A Deutsche Post spokeswoman told CEP-Research: “Overall, more than 82% of letters and 80% of parcels will reach their recipients punctually. With the delayed parcels we expect that these can be delivered with just one day’s delay.” This would mean about 700,000 parcels out of the daily volume of 3.5 million items will be delayed by 24 hours.
Meanwhile, Hermes, the second-largest consumer parcels delivery company in Germany, said that it is already handling more private parcels and has been contacted by shippers enquiring about switching B2C volumes to the company.
Spokesman Martin Frommhold told CEP-Research: “For several days we have registered higher volumes from private customers, in other words, C2C parcels through the more than 14,000 Hermes parcel shops in Germany.”
In terms of B2C business customers, those already using DHL together with other parcel carriers “are certainly already partly re-routing to other service providers”, while shippers using exclusively DHL to date “are of course enquiring about alternatives”, he added. “As a result, we also have numerous requests.” These requests each cover from 10,000 to 50,000 parcels per day.

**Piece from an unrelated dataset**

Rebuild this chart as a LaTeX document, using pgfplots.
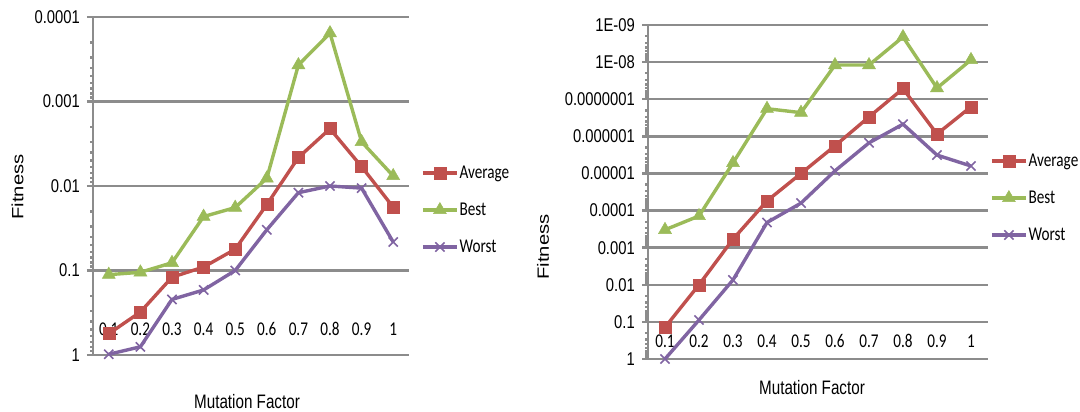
\documentclass[border=0pt]{standalone}
\usepackage{pgfplots}
\pgfplotsset{compat=1.18}
\usepackage{fontspec}
\setmainfont{Liberation Sans}
\newfontfamily\tickfont[FakeStretch=0.8]{Liberation Sans}
\newfontfamily\calfont[FakeStretch=0.78]{Carlito}
\newfontfamily\labfont[FakeStretch=0.78]{Liberation Sans}
\newfontfamily\fitfont[FakeStretch=1.24]{Liberation Sans}
\definecolor{cavg}{HTML}{C0504D}
\definecolor{cbest}{HTML}{9BBB59}
\definecolor{cworst}{HTML}{8064A2}
\definecolor{gridc}{RGB}{140,140,140}
\tikzset{
  avg/.style={cavg, line width=3.4pt, mark=square*, mark size=6pt, mark options={solid, line width=0.5pt}},
  best/.style={cbest, line width=3.4pt, mark=triangle*, mark size=7.5pt, mark options={solid, line width=0.5pt}},
  worst/.style={cworst, line width=3.4pt, mark=x, mark size=6.5pt, mark options={solid, line width=1.6pt}},
}
\pgfplotsset{
  mystyle/.style={
    scale only axis, anchor=south west,
    xmin=0.5, xmax=10.5,
    axis line style={draw=none},
    xtick={1,...,10},
    xticklabels={0.1,0.2,0.3,0.4,0.5,0.6,0.7,0.8,0.9,1},
    xtick style={draw=none},
    ytick pos=left, tick align=outside, major tick length=6pt,
    ytick style={gridc, line width=2.4pt},
    ymajorgrids,
    grid style={gridc, line width=2.4pt},
    yticklabel style={font=\tickfont\fontsize{18.5}{20}\selectfont, inner sep=0pt, xshift=-7pt},
    legend style={draw=none, fill=none, anchor=west, row sep=21pt,
      font=\calfont\fontsize{19.5}{20}\selectfont, nodes={inner sep=1pt}},
    legend cell align=left,
    legend image code/.code={\draw[mark repeat=2,mark phase=2,##1] plot coordinates {(0pt,0pt) (17pt,0pt) (34pt,0pt)};},
    clip=false,
  },
}
\begin{document}
\begin{tikzpicture}
\path[use as bounding box] (0,0) rectangle (1080pt,412pt);
% legend anchors, given relative to each axis origin
\coordinate (legL) at (325pt,145pt);
\coordinate (legR) at (339pt,161pt);
% Left chart
\begin{axis}[mystyle, ymode=log, y dir=reverse, at={(93pt,57pt)}, width=316pt, height=338pt,
  ymin=1e-4, ymax=1,
  ytick={1e-4,1e-3,1e-2,1e-1,1}, minor ytick={},
  yticklabels={0.0001,0.001,0.01,0.1,1},
  xticklabel style={font=\calfont\fontsize{19.5}{20}\selectfont, anchor=center, yshift=32pt},
  legend style={at={(legL)}}]
\addplot[avg] coordinates {(1,0.56) (2,0.31) (3,0.12) (4,0.091) (5,0.056) (6,0.0166) (7,0.0046) (8,0.0021) (9,0.0059) (10,0.0178)};
\addlegendentry{Average}
\addplot[best] coordinates {(1,0.112) (2,0.105) (3,0.081) (4,0.023) (5,0.018) (6,0.0081) (7,0.00037) (8,0.000155) (9,0.003) (10,0.0076)};
\addlegendentry{Best}
\addplot[worst] coordinates {(1,0.98) (2,0.8) (3,0.22) (4,0.17) (5,0.1) (6,0.033) (7,0.012) (8,0.01) (9,0.0106) (10,0.046)};
\addlegendentry{Worst}
\draw[gridc, line width=2.4pt] (rel axis cs:0,0) -- (rel axis cs:0,1);
\end{axis}
% Right chart
\begin{axis}[mystyle, ymode=log, y dir=reverse, at={(648pt,53pt)}, width=340pt, height=334pt,
  ymin=1e-9, ymax=1,
  ytick={1e-9,1e-8,1e-7,1e-6,1e-5,1e-4,1e-3,1e-2,1e-1,1}, minor ytick={},
  yticklabels={1E-09,1E-08,0.0000001,0.000001,0.00001,0.0001,0.001,0.01,0.1,1},
  xticklabel style={font=\calfont\fontsize{19.5}{20}\selectfont, anchor=center, yshift=24pt},
  legend style={at={(legR)}}]
\addplot[avg] coordinates {(1,0.14) (2,0.01) (3,5.9e-4) (4,5.5e-5) (5,1.0e-5) (6,1.8e-6) (7,3.0e-7) (8,5.2e-8) (9,8.7e-7) (10,1.6e-7)};
\addlegendentry{Average}
\addplot[best] coordinates {(1,3.3e-4) (2,1.4e-4) (3,5.2e-6) (4,1.8e-7) (5,2.3e-7) (6,1.2e-8) (7,1.2e-8) (8,2.1e-9) (9,5e-8) (10,8.7e-9)};
\addlegendentry{Best}
\addplot[worst] coordinates {(1,1) (2,0.089) (3,7.4e-3) (4,2.1e-4) (5,6.3e-5) (6,8.5e-6) (7,1.5e-6) (8,4.7e-7) (9,3.2e-6) (10,6.3e-6)};
\addlegendentry{Worst}
\draw[gridc, line width=2.4pt] (rel axis cs:0,0) -- (rel axis cs:0,1);
\end{axis}
\node[rotate=90, font=\fitfont\fontsize{16.3}{18}\selectfont] at (17.5pt,225pt) {Fitness};
\node[rotate=90, font=\fitfont\fontsize{16.3}{18}\selectfont] at (543pt,165pt) {Fitness};
\node[font=\labfont\fontsize{19.5}{20}\selectfont] at (247pt,10pt) {Mutation Factor};
\node[font=\labfont\fontsize{19.5}{20}\selectfont] at (812pt,24pt) {Mutation Factor};
\end{tikzpicture}
\end{document}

“Due to our modern and high-performance infrastructure we can fundamentally handle additional volume up to a certain level. Therefore we carefully review what we can do in terms of the region that the enquiry comes from – and then we are happy to help,” Frommhold commented. Hermes is investing €300 million over the next four years to expand its logistics capacity in Germany to cope with rising volumes.
GLS, the Royal Mail subsidiary, was more cautious with its response. A spokesperson said: “GLS is registering a continuous rise in parcel volumes. Whether the strikes at Deutsche Post contribute to this is difficult to judge.”
In contrast, DPD said it is not seeking to win DHL parcel volumes for pricing reasons. “The consequences of the postal strike are limited for DPD,” said a spokesman. “The reason is that many parcels are transported for a very low price. This isn’t attractive for DPD. We don’t want to be a ‘stopgap’ for the Post.”
Asked whether Deutsche Post DHL is seeing customers switch to competitors, the spokeswoman responded: “No, we don’t see that at present. On the contrary, we even have some offers from large customers who want to make their own staff available to us in order to keep the overall consequences as minimal as possible.”
Commenting on a report in German newspaper Die Welt that DHL is giving Amazon preferential treatment during the strike, she explained: “With Amazon we have developed an especially fast parcel service – PRIME – which Amazon pays a higher price for. But we also offer this to other customers.” Amazon is believed to ship the bulk of its Prime parcels in Germany through DHL, though other carriers are used occasionally.